→ **WHAT IS ASKED**:
Locate the line that contains "What TikZ code" and the line that contains "minimum width=257pt, minimum". Copy both of them exactly, together with every line between them, and no others.

→ **PROVIDED DATA**:
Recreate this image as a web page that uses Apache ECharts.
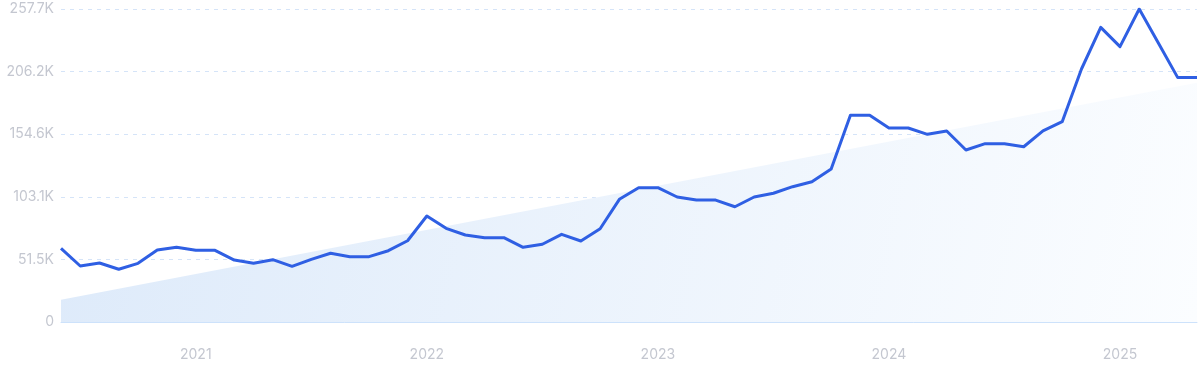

* * *

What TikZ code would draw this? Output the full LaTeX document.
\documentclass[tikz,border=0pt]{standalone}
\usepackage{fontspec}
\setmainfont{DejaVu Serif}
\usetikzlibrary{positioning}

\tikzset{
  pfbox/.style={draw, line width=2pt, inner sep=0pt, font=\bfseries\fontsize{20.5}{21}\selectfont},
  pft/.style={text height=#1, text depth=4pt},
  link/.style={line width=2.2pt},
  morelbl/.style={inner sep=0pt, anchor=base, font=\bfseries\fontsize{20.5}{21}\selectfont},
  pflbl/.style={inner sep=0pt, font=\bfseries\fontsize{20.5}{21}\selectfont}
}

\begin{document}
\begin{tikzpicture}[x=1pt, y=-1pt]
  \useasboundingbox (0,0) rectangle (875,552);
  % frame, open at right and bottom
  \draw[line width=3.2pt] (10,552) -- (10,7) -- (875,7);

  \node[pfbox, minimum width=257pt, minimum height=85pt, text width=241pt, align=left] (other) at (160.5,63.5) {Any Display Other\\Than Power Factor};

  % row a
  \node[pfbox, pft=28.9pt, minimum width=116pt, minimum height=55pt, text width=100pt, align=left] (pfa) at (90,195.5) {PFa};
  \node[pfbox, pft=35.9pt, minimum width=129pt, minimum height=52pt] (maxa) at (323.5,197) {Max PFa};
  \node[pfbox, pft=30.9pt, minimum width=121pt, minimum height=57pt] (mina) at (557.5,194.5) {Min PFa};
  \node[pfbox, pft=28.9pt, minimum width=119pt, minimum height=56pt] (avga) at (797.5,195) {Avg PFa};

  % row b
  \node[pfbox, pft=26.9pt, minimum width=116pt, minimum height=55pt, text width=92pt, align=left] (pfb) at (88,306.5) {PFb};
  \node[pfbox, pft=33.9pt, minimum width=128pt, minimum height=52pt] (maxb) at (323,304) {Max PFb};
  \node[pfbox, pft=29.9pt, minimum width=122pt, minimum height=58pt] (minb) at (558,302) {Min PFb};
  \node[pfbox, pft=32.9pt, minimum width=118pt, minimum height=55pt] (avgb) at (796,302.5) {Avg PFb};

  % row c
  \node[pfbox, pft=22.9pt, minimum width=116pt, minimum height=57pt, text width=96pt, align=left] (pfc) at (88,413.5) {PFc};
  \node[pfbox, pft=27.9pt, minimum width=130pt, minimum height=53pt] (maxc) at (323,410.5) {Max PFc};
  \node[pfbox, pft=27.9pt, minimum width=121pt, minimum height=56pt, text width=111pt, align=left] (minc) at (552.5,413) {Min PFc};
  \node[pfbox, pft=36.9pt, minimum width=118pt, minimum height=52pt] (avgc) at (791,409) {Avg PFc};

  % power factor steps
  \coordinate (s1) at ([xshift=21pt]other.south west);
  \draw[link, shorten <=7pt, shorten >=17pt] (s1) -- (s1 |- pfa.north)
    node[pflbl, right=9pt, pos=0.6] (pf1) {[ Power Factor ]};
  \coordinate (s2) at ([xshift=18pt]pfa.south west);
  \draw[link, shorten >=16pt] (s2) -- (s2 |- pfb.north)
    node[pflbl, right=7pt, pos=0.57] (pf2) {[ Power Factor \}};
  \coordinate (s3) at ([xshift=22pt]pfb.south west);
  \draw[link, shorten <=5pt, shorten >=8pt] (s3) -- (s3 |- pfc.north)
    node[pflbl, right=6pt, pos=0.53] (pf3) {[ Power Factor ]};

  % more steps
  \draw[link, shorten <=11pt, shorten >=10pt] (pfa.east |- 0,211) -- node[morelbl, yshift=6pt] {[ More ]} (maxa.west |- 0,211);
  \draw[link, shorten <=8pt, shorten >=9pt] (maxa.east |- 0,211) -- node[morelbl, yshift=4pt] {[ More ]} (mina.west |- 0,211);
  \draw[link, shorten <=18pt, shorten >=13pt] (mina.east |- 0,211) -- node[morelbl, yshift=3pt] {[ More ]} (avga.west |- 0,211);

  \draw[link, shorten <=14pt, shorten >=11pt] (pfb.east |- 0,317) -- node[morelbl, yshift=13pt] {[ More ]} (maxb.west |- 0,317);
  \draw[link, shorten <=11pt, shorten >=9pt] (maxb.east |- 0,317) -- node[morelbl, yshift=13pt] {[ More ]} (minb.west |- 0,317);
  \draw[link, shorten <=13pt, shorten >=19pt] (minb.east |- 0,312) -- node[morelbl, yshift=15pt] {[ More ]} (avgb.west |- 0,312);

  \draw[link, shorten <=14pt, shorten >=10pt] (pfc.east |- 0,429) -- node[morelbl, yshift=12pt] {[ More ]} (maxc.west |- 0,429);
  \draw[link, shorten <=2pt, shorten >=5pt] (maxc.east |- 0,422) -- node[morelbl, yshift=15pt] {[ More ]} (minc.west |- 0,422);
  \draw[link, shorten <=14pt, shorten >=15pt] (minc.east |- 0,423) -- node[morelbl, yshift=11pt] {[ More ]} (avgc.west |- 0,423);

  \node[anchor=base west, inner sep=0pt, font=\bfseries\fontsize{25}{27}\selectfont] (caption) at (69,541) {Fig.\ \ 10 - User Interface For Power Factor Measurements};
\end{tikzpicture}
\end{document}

→ **TASK RESPONSE**:
What TikZ code would draw this? Output the full LaTeX document.
\documentclass[tikz,border=0pt]{standalone}
\usepackage{fontspec}
\setmainfont{DejaVu Serif}
\usetikzlibrary{positioning}

\tikzset{
  pfbox/.style={draw, line width=2pt, inner sep=0pt, font=\bfseries\fontsize{20.5}{21}\selectfont},
  pft/.style={text height=#1, text depth=4pt},
  link/.style={line width=2.2pt},
  morelbl/.style={inner sep=0pt, anchor=base, font=\bfseries\fontsize{20.5}{21}\selectfont},
  pflbl/.style={inner sep=0pt, font=\bfseries\fontsize{20.5}{21}\selectfont}
}

\begin{document}
\begin{tikzpicture}[x=1pt, y=-1pt]
  \useasboundingbox (0,0) rectangle (875,552);
  % frame, open at right and bottom
  \draw[line width=3.2pt] (10,552) -- (10,7) -- (875,7);

  \node[pfbox, minimum width=257pt, minimum height=85pt, text width=241pt, align=left] (other) at (160.5,63.5) {Any Display Other\\Than Power Factor};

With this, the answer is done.